The Chinese representative also said that North Koreans illegally entering China were not refugees because “they enter China for economic reasons, therefore we have the right to deal with these people according to our law because they are illegally entering.”

‘Gross Human Rights Violations’

The Laos UN mission told the world body’s human rights committee it had addressed the issue of the North Korean defectors in accordance with international law and had worked with the Chinese and North Korean embassies on the issue.

Darusman said there has been no improvement in the dire situation of human rights in North Korea and that the government has continued to pursue “a belligerent military policy,” while the majority of North Koreans are being denied food.

Darusman is also a member of a U.N. Commission of Inquiry on Human Rights in North Korea along with Sonja Biserko of Serbia and Justice Michael Kirby of Australia, who chairs the inquiry. They are due to deliver a final report in March 2014.

“The entire body of evidence gathered so far points to what appear to be large-scale patterns of systematic and gross human rights violations,” Kirby told the General Assembly’s human rights committee on Tuesday, adding that Pyongyang had refused to cooperate with the inquiry.

North Korea has dismissed the inquiry as a “political plot” to force a leadership change in Pyongyang.

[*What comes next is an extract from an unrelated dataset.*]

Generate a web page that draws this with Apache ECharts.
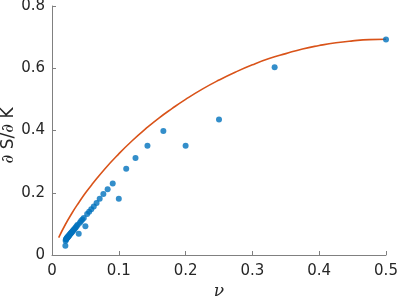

Inmates in North Korea’s prison camps suffered starvation and torture and described “unspeakable atrocities” comparable to Nazi abuses uncovered after World War Two, the U.N. inquiry said in a preliminary report in September.

The inquiry was established in March, following pressure by Japan, South Korea and Western powers to begin building a case for possible criminal prosecution. North Korea is not a member of the International Criminal Court, but the Security Council can ask the court to investigate non-signatories.